Repeat the data that follows, word for word, without the images.
....
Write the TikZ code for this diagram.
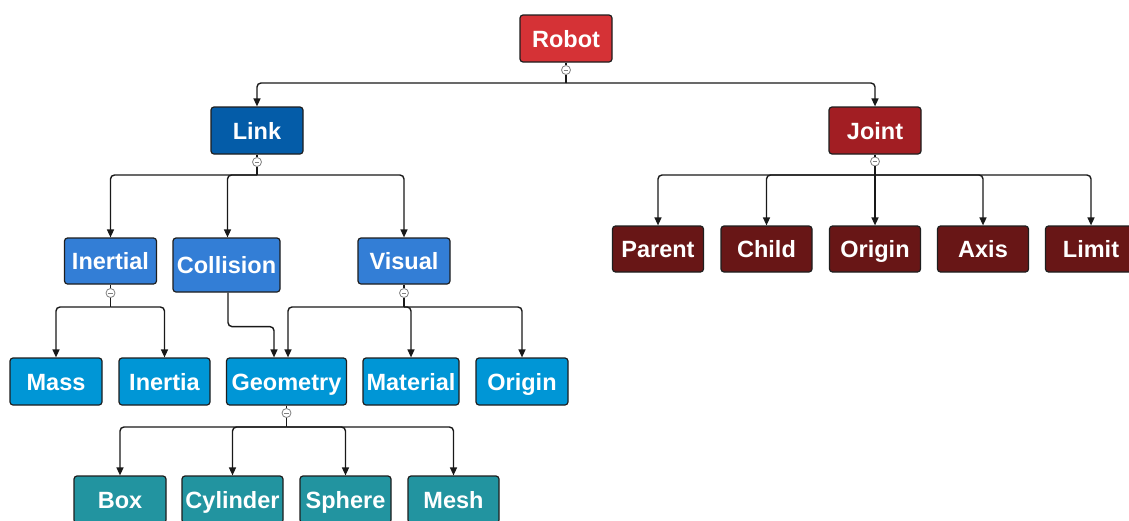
\documentclass[tikz,border=0pt]{standalone}
\usepackage{fontspec}
\setmainfont{Liberation Sans}
\usetikzlibrary{arrows.meta}
\definecolor{cRobot}{RGB}{213,50,54}
\definecolor{cLink}{RGB}{4,92,168}
\definecolor{cJoint}{RGB}{162,30,35}
\definecolor{cJch}{RGB}{104,22,22}
\definecolor{cMid}{RGB}{51,126,214}
\definecolor{cLeaf}{RGB}{0,150,214}
\definecolor{cGeo}{RGB}{34,148,160}
\definecolor{boxline}{RGB}{30,30,30}
\tikzset{
  box/.style={draw=boxline, line width=1.2pt, rounded corners=3pt, text=white,
    font=\fontsize{23.5}{28}\selectfont\bfseries, minimum height=47pt, minimum width=92pt,
    inner sep=0pt, text height=17pt, text depth=0pt},
  conn/.style={line width=1.4pt, draw=black!90},
  arr/.style={conn, -{Triangle[length=8pt,width=7pt]}, rounded corners=4pt},
  toggle/.style={circle, draw=gray, fill=white, line width=0.8pt, minimum size=9pt, inner sep=0pt,
    path picture={\draw[gray, line width=0.8pt] ([xshift=-2.4pt]path picture bounding box.center) -- ([xshift=2.4pt]path picture bounding box.center);}}
}
\begin{document}
\begin{tikzpicture}[x=1pt,y=-1pt]
\useasboundingbox (0,0) rectangle (1129,520);
\fill[white] (0,0) rectangle (1129,520);
% nodes
\node[box, fill=cRobot] (Robot) at (566,38.5) {Robot};
\node[box, fill=cLink] (Link) at (257,130.5) {Link};
\node[box, fill=cJoint] (Joint) at (875,130.5) {Joint};
\node[box, fill=cMid, minimum height=46pt] (Inertial) at (110.5,261) {Inertial};
\node[box, fill=cMid, minimum width=107pt, minimum height=54pt] (Collision) at (226.5,265) {Collision};
\node[box, fill=cMid, minimum height=46pt] (Visual) at (404,261) {Visual};
\node[box, fill=cLeaf] (Mass) at (56,381.5) {Mass};
\node[box, fill=cLeaf, minimum width=91pt] (Inertia) at (164.5,381.5) {Inertia};
\node[box, fill=cLeaf, minimum width=120pt] (Geometry) at (286.5,381.5) {Geometry};
\node[box, fill=cLeaf, minimum width=96pt] (Material) at (411,381.5) {Material};
\node[box, fill=cLeaf] (VOrigin) at (522,381.5) {Origin};
\node[box, fill=cGeo] (Box) at (120,499.5) {Box};
\node[box, fill=cGeo, minimum width=101pt] (Cylinder) at (232.5,499.5) {Cylinder};
\node[box, fill=cGeo, minimum width=91pt] (Sphere) at (345.5,499.5) {Sphere};
\node[box, fill=cGeo, minimum width=91pt] (Mesh) at (453.5,499.5) {Mesh};
\node[box, fill=cJch, minimum width=91pt, minimum height=46pt] (Parent) at (658,249) {Parent};
\node[box, fill=cJch, minimum width=91pt, minimum height=46pt] (Child) at (766.5,249) {Child};
\node[box, fill=cJch, minimum width=91pt, minimum height=46pt] (JOrigin) at (875,249) {Origin};
\node[box, fill=cJch, minimum width=91pt, minimum height=46pt] (Axis) at (983,249) {Axis};
\node[box, fill=cJch, minimum width=91pt, minimum height=46pt] (Limit) at (1091,249) {Limit};
% bus points
\coordinate (bR) at (566,83);
\coordinate (bL) at (257,175);
\coordinate (bJ) at (875,175);
\coordinate (bI) at (110.5,307);
\coordinate (bV) at (404,307);
\coordinate (bG) at (286.5,427);
% toggles
\node[toggle] (cR) at (566,70) {};
\node[toggle] (cL) at (257,162) {};
\node[toggle] (cJ) at (875,161.5) {};
\node[toggle] (cI) at (110.5,293) {};
\node[toggle] (cV) at (404,293) {};
\node[toggle] (cG) at (286.5,413) {};
% Robot
\draw[conn] (Robot.south) -- (cR.north);
\draw[conn] (cR.south) -- (bR);
\draw[arr] (bR) -| (Link.north);
\draw[arr] (bR) -| (Joint.north);
% Link
\draw[conn] (Link.south) -- (cL.north);
\draw[conn] (cL.south) -- (bL);
\draw[arr] (bL) -| (Inertial.north);
\draw[arr] (bL) -| ([xshift=1pt]Collision.north);
\draw[arr] (bL) -| (Visual.north);
% Joint
\draw[conn] (Joint.south) -- (cJ.north);
\draw[arr] (cJ.south) -- (JOrigin.north);
\draw[arr] (bJ) -| (Parent.north);
\draw[arr] (bJ) -| (Child.north);
\draw[arr] (bJ) -| (Axis.north);
\draw[arr] (bJ) -| (Limit.north);
% Inertial
\draw[conn] (Inertial.south) -- (cI.north);
\draw[conn] (cI.south) -- (bI);
\draw[arr] (bI) -| (Mass.north);
\draw[arr] (bI) -| (Inertia.north);
% Collision
\draw[arr] ([xshift=1.5pt]Collision.south) -- ++(0,34) -| ([xshift=-12.5pt]Geometry.north);
% Visual
\draw[conn] (Visual.south) -- (cV.north);
\draw[conn] (cV.south) -- (bV);
\draw[arr] (bV) -| ([xshift=1.5pt]Geometry.north);
\draw[arr] (bV) -| (Material.north);
\draw[arr] (bV) -| (VOrigin.north);
% Geometry
\draw[conn] (Geometry.south) -- (cG.north);
\draw[conn] (cG.south) -- (bG);
\draw[arr] (bG) -| (Box.north);
\draw[arr] (bG) -| (Cylinder.north);
\draw[arr] (bG) -| (Sphere.north);
\draw[arr] (bG) -| (Mesh.north);
\end{tikzpicture}
\end{document}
....
EXERCISE ANSWER:
Write the TikZ code for this diagram.
\documentclass[tikz,border=0pt]{standalone}
\usepackage{fontspec}
\setmainfont{Liberation Sans}
\usetikzlibrary{arrows.meta}
\definecolor{cRobot}{RGB}{213,50,54}
\definecolor{cLink}{RGB}{4,92,168}
\definecolor{cJoint}{RGB}{162,30,35}
\definecolor{cJch}{RGB}{104,22,22}
\definecolor{cMid}{RGB}{51,126,214}
\definecolor{cLeaf}{RGB}{0,150,214}
\definecolor{cGeo}{RGB}{34,148,160}
\definecolor{boxline}{RGB}{30,30,30}
\tikzset{
  box/.style={draw=boxline, line width=1.2pt, rounded corners=3pt, text=white,
    font=\fontsize{23.5}{28}\selectfont\bfseries, minimum height=47pt, minimum width=92pt,
    inner sep=0pt, text height=17pt, text depth=0pt},
  conn/.style={line width=1.4pt, draw=black!90},
  arr/.style={conn, -{Triangle[length=8pt,width=7pt]}, rounded corners=4pt},
  toggle/.style={circle, draw=gray, fill=white, line width=0.8pt, minimum size=9pt, inner sep=0pt,
    path picture={\draw[gray, line width=0.8pt] ([xshift=-2.4pt]path picture bounding box.center) -- ([xshift=2.4pt]path picture bounding box.center);}}
}
\begin{document}
\begin{tikzpicture}[x=1pt,y=-1pt]
\useasboundingbox (0,0) rectangle (1129,520);
\fill[white] (0,0) rectangle (1129,520);
% nodes
\node[box, fill=cRobot] (Robot) at (566,38.5) {Robot};
\node[box, fill=cLink] (Link) at (257,130.5) {Link};
\node[box, fill=cJoint] (Joint) at (875,130.5) {Joint};
\node[box, fill=cMid, minimum height=46pt] (Inertial) at (110.5,261) {Inertial};
\node[box, fill=cMid, minimum width=107pt, minimum height=54pt] (Collision) at (226.5,265) {Collision};
\node[box, fill=cMid, minimum height=46pt] (Visual) at (404,261) {Visual};
\node[box, fill=cLeaf] (Mass) at (56,381.5) {Mass};
\node[box, fill=cLeaf, minimum width=91pt] (Inertia) at (164.5,381.5) {Inertia};
\node[box, fill=cLeaf, minimum width=120pt] (Geometry) at (286.5,381.5) {Geometry};
\node[box, fill=cLeaf, minimum width=96pt] (Material) at (411,381.5) {Material};
\node[box, fill=cLeaf] (VOrigin) at (522,381.5) {Origin};
\node[box, fill=cGeo] (Box) at (120,499.5) {Box};
\node[box, fill=cGeo, minimum width=101pt] (Cylinder) at (232.5,499.5) {Cylinder};
\node[box, fill=cGeo, minimum width=91pt] (Sphere) at (345.5,499.5) {Sphere};
\node[box, fill=cGeo, minimum width=91pt] (Mesh) at (453.5,499.5) {Mesh};
\node[box, fill=cJch, minimum width=91pt, minimum height=46pt] (Parent) at (658,249) {Parent};
\node[box, fill=cJch, minimum width=91pt, minimum height=46pt] (Child) at (766.5,249) {Child};
\node[box, fill=cJch, minimum width=91pt, minimum height=46pt] (JOrigin) at (875,249) {Origin};
\node[box, fill=cJch, minimum width=91pt, minimum height=46pt] (Axis) at (983,249) {Axis};
\node[box, fill=cJch, minimum width=91pt, minimum height=46pt] (Limit) at (1091,249) {Limit};
% bus points
\coordinate (bR) at (566,83);
\coordinate (bL) at (257,175);
\coordinate (bJ) at (875,175);
\coordinate (bI) at (110.5,307);
\coordinate (bV) at (404,307);
\coordinate (bG) at (286.5,427);
% toggles
\node[toggle] (cR) at (566,70) {};
\node[toggle] (cL) at (257,162) {};
\node[toggle] (cJ) at (875,161.5) {};
\node[toggle] (cI) at (110.5,293) {};
\node[toggle] (cV) at (404,293) {};
\node[toggle] (cG) at (286.5,413) {};
% Robot
\draw[conn] (Robot.south) -- (cR.north);
\draw[conn] (cR.south) -- (bR);
\draw[arr] (bR) -| (Link.north);
\draw[arr] (bR) -| (Joint.north);
% Link
\draw[conn] (Link.south) -- (cL.north);
\draw[conn] (cL.south) -- (bL);
\draw[arr] (bL) -| (Inertial.north);
\draw[arr] (bL) -| ([xshift=1pt]Collision.north);
\draw[arr] (bL) -| (Visual.north);
% Joint
\draw[conn] (Joint.south) -- (cJ.north);
\draw[arr] (cJ.south) -- (JOrigin.north);
\draw[arr] (bJ) -| (Parent.north);
\draw[arr] (bJ) -| (Child.north);
\draw[arr] (bJ) -| (Axis.north);
\draw[arr] (bJ) -| (Limit.north);
% Inertial
\draw[conn] (Inertial.south) -- (cI.north);
\draw[conn] (cI.south) -- (bI);
\draw[arr] (bI) -| (Mass.north);
\draw[arr] (bI) -| (Inertia.north);
% Collision
\draw[arr] ([xshift=1.5pt]Collision.south) -- ++(0,34) -| ([xshift=-12.5pt]Geometry.north);
% Visual
\draw[conn] (Visual.south) -- (cV.north);
\draw[conn] (cV.south) -- (bV);
\draw[arr] (bV) -| ([xshift=1.5pt]Geometry.north);
\draw[arr] (bV) -| (Material.north);
\draw[arr] (bV) -| (VOrigin.north);
% Geometry
\draw[conn] (Geometry.south) -- (cG.north);
\draw[conn] (cG.south) -- (bG);
\draw[arr] (bG) -| (Box.north);
\draw[arr] (bG) -| (Cylinder.north);
\draw[arr] (bG) -| (Sphere.north);
\draw[arr] (bG) -| (Mesh.north);
\end{tikzpicture}
\end{document}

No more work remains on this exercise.